READER BECOMES EDITOR

At the extreme, the editor and the reader will become the same individual, as on today’s online services such as Dialog and Nexus, where users do their own editing on the fly. At a commercial level, the Dow Jones news service is the first example of a compelling blending of print-based human editors and electronics.

A computer in Princeton “watches” for certain kinds of events, such as a stock moving to an unusual level, and alerts a writer at the Wall Street Journal in New York. The writer then takes a quick look at the event and offers a first impression to electronic customers on DJ.

In turn, the alert also helps writers with their editorial work at the Journal. Paying attention to the distance on the sphere between editor and reader is very, very important in how you position and think about your products.

New headaches. Five years ago, the problem was that everybody was worried about electronics, but there weren’t any options to really do things with. Today, we’re all involved, and the headache is not finding an option but picking among the various options that are available — videotex, audiotex, pc-based things, television-based things, wireless delivery, wire-based delivery. It was Marshall McLuhan who observed, “I don’t know who discovered water, but it was not a fish.” His message is that to succeed, you’ve got to step back and take a larger and longer view of the information industry, because seeming competitors may be your most important strategic partners, and vice versa.

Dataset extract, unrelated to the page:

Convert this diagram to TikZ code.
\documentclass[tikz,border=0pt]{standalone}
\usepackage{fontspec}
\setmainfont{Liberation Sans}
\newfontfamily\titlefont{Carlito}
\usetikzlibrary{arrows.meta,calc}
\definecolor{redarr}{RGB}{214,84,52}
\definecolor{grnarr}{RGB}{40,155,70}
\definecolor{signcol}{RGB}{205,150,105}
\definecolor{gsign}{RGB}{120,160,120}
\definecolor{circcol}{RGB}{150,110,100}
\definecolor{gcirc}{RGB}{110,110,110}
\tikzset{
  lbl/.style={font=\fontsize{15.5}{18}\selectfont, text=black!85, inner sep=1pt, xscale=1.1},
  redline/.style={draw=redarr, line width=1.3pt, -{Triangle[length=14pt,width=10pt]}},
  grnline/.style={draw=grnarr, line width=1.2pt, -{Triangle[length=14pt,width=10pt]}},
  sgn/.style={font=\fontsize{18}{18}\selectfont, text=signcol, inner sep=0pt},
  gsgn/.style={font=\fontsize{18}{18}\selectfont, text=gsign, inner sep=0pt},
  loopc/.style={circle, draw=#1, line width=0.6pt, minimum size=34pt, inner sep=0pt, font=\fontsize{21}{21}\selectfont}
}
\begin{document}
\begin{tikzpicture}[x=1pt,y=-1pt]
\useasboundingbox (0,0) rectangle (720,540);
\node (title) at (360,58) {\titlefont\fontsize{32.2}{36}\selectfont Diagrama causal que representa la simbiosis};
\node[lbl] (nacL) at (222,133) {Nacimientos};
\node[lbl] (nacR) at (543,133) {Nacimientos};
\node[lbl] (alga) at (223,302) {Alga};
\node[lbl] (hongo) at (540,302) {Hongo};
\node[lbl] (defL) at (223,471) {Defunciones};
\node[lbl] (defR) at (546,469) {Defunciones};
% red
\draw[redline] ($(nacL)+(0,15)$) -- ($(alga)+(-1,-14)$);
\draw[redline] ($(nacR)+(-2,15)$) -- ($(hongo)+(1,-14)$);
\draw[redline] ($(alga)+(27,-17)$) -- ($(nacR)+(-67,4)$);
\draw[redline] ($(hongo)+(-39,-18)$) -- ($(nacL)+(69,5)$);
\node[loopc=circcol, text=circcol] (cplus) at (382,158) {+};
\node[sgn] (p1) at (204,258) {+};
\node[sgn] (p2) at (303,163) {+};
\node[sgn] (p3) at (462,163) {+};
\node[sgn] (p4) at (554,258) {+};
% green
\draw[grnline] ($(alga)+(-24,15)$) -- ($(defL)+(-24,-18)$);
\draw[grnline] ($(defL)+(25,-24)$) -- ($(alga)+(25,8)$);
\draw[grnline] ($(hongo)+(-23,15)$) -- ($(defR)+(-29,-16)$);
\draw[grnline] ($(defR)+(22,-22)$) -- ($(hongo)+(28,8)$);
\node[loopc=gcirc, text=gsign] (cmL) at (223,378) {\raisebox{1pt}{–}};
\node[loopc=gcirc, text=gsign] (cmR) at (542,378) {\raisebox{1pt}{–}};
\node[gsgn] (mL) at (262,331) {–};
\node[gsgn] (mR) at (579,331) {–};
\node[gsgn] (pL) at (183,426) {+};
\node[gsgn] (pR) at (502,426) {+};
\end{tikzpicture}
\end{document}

And telling one from the other, competitor from partner, on the piñata will be very hard indeed. For example, Apple and Microsoft can’t decide whether they are partners or enemies. Ultimately, though, your biggest enemy could be yourself. There’s an old Pogo cartoon that says, “We have met the enemy and he is us.”

That’s true. But there’s a second frame of the Pogo cartoon that we forget. It read, “We are surrounded by insurmountable opportunity.” I think that’s very much the situation for companies in new media today.